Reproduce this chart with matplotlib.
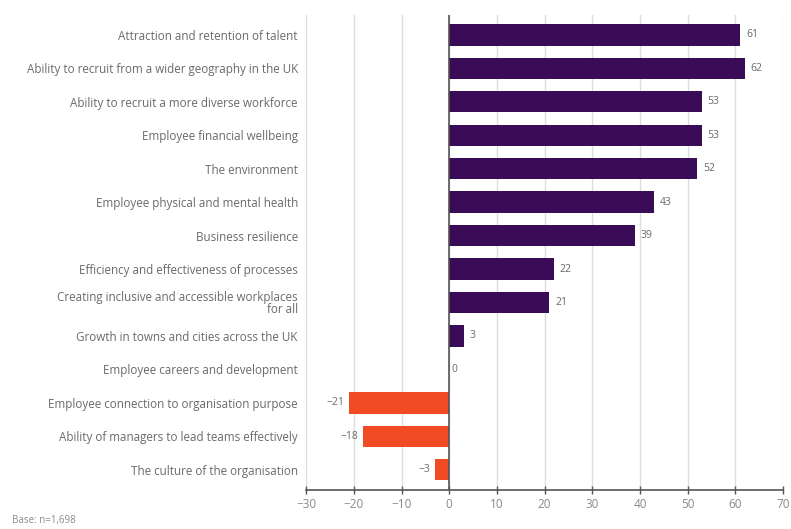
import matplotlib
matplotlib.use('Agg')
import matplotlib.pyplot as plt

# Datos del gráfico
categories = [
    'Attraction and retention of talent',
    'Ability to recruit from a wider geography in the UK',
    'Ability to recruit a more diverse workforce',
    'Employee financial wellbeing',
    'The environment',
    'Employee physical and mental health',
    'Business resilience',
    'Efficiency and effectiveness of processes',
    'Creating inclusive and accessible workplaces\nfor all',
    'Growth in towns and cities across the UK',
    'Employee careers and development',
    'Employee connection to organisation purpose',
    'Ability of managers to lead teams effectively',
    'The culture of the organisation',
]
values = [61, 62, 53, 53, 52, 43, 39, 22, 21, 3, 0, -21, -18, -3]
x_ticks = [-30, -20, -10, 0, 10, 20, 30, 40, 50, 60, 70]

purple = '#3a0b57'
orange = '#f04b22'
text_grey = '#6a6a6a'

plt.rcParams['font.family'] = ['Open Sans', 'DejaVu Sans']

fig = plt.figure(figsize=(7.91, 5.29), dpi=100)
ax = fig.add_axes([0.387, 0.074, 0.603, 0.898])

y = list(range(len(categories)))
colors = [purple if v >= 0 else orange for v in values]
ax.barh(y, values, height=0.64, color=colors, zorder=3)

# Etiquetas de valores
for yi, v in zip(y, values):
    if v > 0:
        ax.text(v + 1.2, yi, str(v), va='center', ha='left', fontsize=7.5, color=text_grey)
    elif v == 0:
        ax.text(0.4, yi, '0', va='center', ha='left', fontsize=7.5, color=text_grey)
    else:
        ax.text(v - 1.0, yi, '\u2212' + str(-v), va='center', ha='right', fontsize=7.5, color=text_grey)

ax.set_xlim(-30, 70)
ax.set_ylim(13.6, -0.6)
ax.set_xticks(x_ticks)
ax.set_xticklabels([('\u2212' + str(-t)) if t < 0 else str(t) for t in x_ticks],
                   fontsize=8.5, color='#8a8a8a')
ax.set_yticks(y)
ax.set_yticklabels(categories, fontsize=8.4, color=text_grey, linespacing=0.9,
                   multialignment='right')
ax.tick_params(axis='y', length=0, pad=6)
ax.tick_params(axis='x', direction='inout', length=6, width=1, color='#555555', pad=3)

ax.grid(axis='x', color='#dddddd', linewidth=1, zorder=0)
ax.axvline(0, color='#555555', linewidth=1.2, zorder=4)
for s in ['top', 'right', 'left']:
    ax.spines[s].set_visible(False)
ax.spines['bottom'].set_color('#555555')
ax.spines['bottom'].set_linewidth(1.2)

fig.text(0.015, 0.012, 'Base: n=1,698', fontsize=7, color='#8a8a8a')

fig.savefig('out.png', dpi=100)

● ● ●

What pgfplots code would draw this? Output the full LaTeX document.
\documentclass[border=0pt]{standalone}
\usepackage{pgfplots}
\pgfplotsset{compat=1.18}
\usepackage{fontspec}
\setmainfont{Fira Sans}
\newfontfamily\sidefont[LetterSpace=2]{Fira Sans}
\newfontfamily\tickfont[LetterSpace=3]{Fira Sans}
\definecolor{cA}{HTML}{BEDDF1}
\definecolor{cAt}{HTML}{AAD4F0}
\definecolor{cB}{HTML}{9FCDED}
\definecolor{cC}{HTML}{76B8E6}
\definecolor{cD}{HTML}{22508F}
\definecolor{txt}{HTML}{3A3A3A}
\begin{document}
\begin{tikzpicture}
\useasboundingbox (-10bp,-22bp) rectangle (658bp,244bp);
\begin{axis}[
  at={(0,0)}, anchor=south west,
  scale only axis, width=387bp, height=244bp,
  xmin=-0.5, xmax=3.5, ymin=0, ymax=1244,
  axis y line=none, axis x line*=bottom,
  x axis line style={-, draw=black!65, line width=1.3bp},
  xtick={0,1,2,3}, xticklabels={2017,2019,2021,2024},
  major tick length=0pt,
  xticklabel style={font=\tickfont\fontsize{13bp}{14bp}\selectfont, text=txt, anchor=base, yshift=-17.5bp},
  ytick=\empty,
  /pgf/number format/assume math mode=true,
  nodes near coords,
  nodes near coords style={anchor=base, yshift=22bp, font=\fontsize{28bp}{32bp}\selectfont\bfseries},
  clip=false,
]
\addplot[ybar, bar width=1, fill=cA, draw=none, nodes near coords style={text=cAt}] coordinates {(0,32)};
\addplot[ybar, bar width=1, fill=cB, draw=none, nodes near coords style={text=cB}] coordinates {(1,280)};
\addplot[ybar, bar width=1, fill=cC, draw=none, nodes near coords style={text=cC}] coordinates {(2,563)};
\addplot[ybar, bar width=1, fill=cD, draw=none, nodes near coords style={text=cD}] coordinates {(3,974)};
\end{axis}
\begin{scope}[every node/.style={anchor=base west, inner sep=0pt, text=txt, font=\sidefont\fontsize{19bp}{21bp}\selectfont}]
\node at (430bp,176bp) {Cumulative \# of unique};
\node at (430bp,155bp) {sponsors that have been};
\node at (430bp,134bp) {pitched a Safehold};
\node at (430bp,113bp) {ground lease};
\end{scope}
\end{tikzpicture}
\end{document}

● ● ●

# [WHAT THIS TASK INVOLVES]
Output word for word the lines running from the one containing "Reproduce this chart with matplotlib." to the one containing "import matplotlib.pyplot as plt", both included, leaving out the pictures.

# [ANSWER FOR THIS EXERCISE]
Reproduce this chart with matplotlib.
import matplotlib
matplotlib.use('Agg')
import matplotlib.pyplot as plt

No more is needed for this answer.